(WHAT NEEDS TO BE DONE) Reproduce the material word for word; the images stay out.

(AVAILABLE DATA)
================================
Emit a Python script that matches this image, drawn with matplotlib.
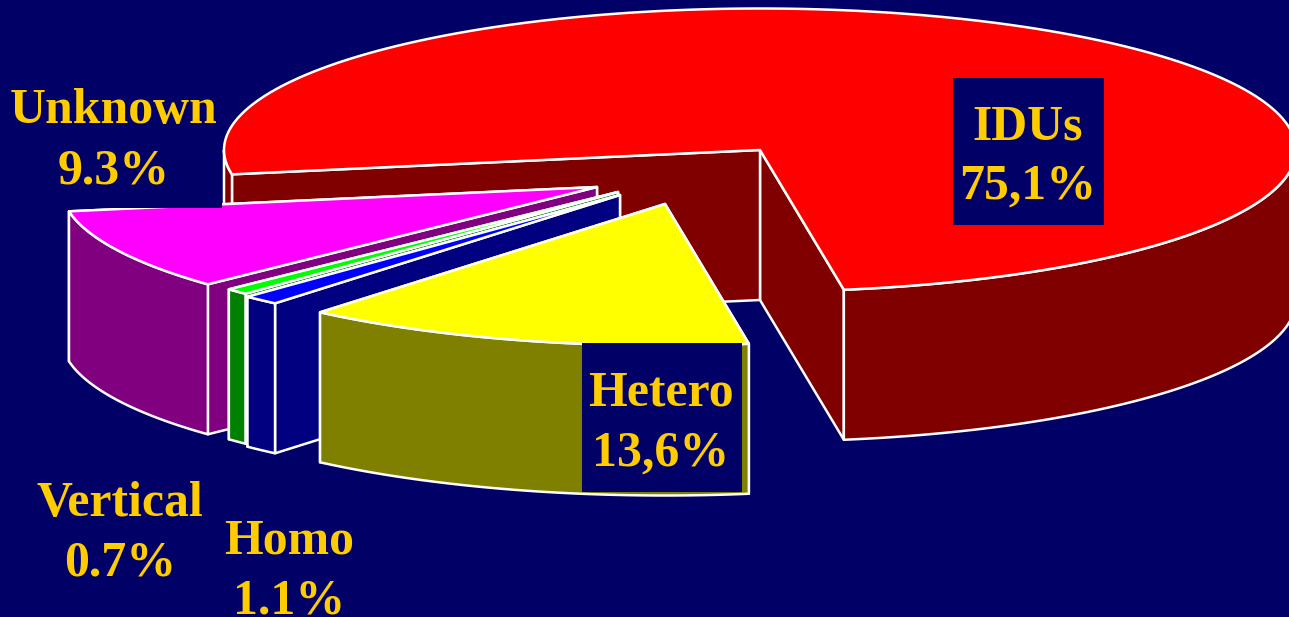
import numpy as np
import matplotlib
matplotlib.use("Agg")
import matplotlib.pyplot as plt
from matplotlib.patches import Polygon, Rectangle

names = ["Hetero", "Homo", "Vertical", "Unknown", "IDUs"]
shares = [13.6, 1.1, 0.7, 9.3, 75.1]
share_labels = ["13,6%", "1.1%", "0.7%", "9.3%", "75,1%"]

BG, INK, EDGE = "#000066", "#FFCC00", "white"
top_col = {"Hetero": "#FFFF00", "Homo": "#0000FF", "Vertical": "#00FF00", "Unknown": "#FF00FF", "IDUs": "#FF0000"}
side_col = {"Hetero": "#808000", "Homo": "#000080", "Vertical": "#008000", "Unknown": "#800080", "IDUs": "#800000"}

# pie geometry, in pixels
RX, RY, DEPTH = 536, 141.5, 150
START = 81
apex = {"Hetero": (665, 204), "Homo": (620, 195), "Vertical": (618, 192), "Unknown": (597, 187), "IDUs": (760, 150)}
label_pos = {"Hetero": (661, 424), "Homo": (289, 571), "Vertical": (120, 534), "Unknown": (114, 141), "IDUs": (1028, 157)}
label_box = {"Hetero": (582, 343, 160, 149), "Unknown": (10, 75, 212, 133), "IDUs": (953, 78, 151, 147)}

fig = plt.figure(figsize=(12.89, 6.17), dpi=100, facecolor=BG)
ax = fig.add_axes([0, 0, 1, 1])
ax.set_xlim(0, 1289); ax.set_ylim(617, 0)
ax.axis("off")


def rim(c, a0, a1):
    t = np.radians(np.linspace(a0, a1, 200))
    return np.column_stack([c[0] + RX * np.cos(t), c[1] + RY * np.sin(t)])


def poly(pts, color, z):
    ax.add_patch(Polygon(pts, closed=True, facecolor=color, edgecolor=EDGE, lw=1.8, joinstyle="round", zorder=z))


def down(pts):
    return pts + np.array([0, DEPTH])


def draw_slice(name, a0, a1, z):
    c = np.array(apex[name], dtype=float)
    # walls, far one first
    for a in (a1, a0):
        p = rim(c, a, a)[0]
        poly(np.array([c, p, p + [0, DEPTH], c + [0, DEPTH]]), side_col[name], z)
    # outer rim, only the part facing us
    for k in range(-1, 2):
        lo, hi = max(a0, 360 * k), min(a1, 360 * k + 180)
        if hi > lo:
            arc = rim(c, lo, hi)
            poly(np.vstack([arc, down(arc)[::-1]]), side_col[name], z + 0.1)
    poly(np.vstack([c, rim(c, a0, a1)]), top_col[name], z + 0.2)


# painter's order: the back slice first, so the front slices go over it
order = ["IDUs", "Unknown", "Vertical", "Homo", "Hetero"]
angles = {}
a = START
for name, s in zip(names, shares):
    span = 360 * s / sum(shares)
    angles[name] = (a, a + span)
    a += span

for i, name in enumerate(order):
    draw_slice(name, angles[name][0], angles[name][1], 2 + i)

for name, share in zip(names, share_labels):
    if name in label_box:
        x, y, w, h = label_box[name]
        ax.add_patch(Rectangle((x, y), w, h, facecolor=BG, edgecolor="none", zorder=10))
    ax.text(label_pos[name][0], label_pos[name][1], name + "\n" + share, ha="center", va="center",
            fontsize=35.8, fontweight="bold", fontfamily="Liberation Serif", color=INK,
            linespacing=1.4, zorder=11)

plt.savefig("out.png", dpi=100, facecolor=BG)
================================
(TASK OUTPUT)
Emit a Python script that matches this image, drawn with matplotlib.
import numpy as np
import matplotlib
matplotlib.use("Agg")
import matplotlib.pyplot as plt
from matplotlib.patches import Polygon, Rectangle

names = ["Hetero", "Homo", "Vertical", "Unknown", "IDUs"]
shares = [13.6, 1.1, 0.7, 9.3, 75.1]
share_labels = ["13,6%", "1.1%", "0.7%", "9.3%", "75,1%"]

BG, INK, EDGE = "#000066", "#FFCC00", "white"
top_col = {"Hetero": "#FFFF00", "Homo": "#0000FF", "Vertical": "#00FF00", "Unknown": "#FF00FF", "IDUs": "#FF0000"}
side_col = {"Hetero": "#808000", "Homo": "#000080", "Vertical": "#008000", "Unknown": "#800080", "IDUs": "#800000"}

# pie geometry, in pixels
RX, RY, DEPTH = 536, 141.5, 150
START = 81
apex = {"Hetero": (665, 204), "Homo": (620, 195), "Vertical": (618, 192), "Unknown": (597, 187), "IDUs": (760, 150)}
label_pos = {"Hetero": (661, 424), "Homo": (289, 571), "Vertical": (120, 534), "Unknown": (114, 141), "IDUs": (1028, 157)}
label_box = {"Hetero": (582, 343, 160, 149), "Unknown": (10, 75, 212, 133), "IDUs": (953, 78, 151, 147)}

fig = plt.figure(figsize=(12.89, 6.17), dpi=100, facecolor=BG)
ax = fig.add_axes([0, 0, 1, 1])
ax.set_xlim(0, 1289); ax.set_ylim(617, 0)
ax.axis("off")


def rim(c, a0, a1):
    t = np.radians(np.linspace(a0, a1, 200))
    return np.column_stack([c[0] + RX * np.cos(t), c[1] + RY * np.sin(t)])


def poly(pts, color, z):
    ax.add_patch(Polygon(pts, closed=True, facecolor=color, edgecolor=EDGE, lw=1.8, joinstyle="round", zorder=z))


def down(pts):
    return pts + np.array([0, DEPTH])


def draw_slice(name, a0, a1, z):
    c = np.array(apex[name], dtype=float)
    # walls, far one first
    for a in (a1, a0):
        p = rim(c, a, a)[0]
        poly(np.array([c, p, p + [0, DEPTH], c + [0, DEPTH]]), side_col[name], z)
    # outer rim, only the part facing us
    for k in range(-1, 2):
        lo, hi = max(a0, 360 * k), min(a1, 360 * k + 180)
        if hi > lo:
            arc = rim(c, lo, hi)
            poly(np.vstack([arc, down(arc)[::-1]]), side_col[name], z + 0.1)
    poly(np.vstack([c, rim(c, a0, a1)]), top_col[name], z + 0.2)


# painter's order: the back slice first, so the front slices go over it
order = ["IDUs", "Unknown", "Vertical", "Homo", "Hetero"]
angles = {}
a = START
for name, s in zip(names, shares):
    span = 360 * s / sum(shares)
    angles[name] = (a, a + span)
    a += span

for i, name in enumerate(order):
    draw_slice(name, angles[name][0], angles[name][1], 2 + i)

for name, share in zip(names, share_labels):
    if name in label_box:
        x, y, w, h = label_box[name]
        ax.add_patch(Rectangle((x, y), w, h, facecolor=BG, edgecolor="none", zorder=10))
    ax.text(label_pos[name][0], label_pos[name][1], name + "\n" + share, ha="center", va="center",
            fontsize=35.8, fontweight="bold", fontfamily="Liberation Serif", color=INK,
            linespacing=1.4, zorder=11)

plt.savefig("out.png", dpi=100, facecolor=BG)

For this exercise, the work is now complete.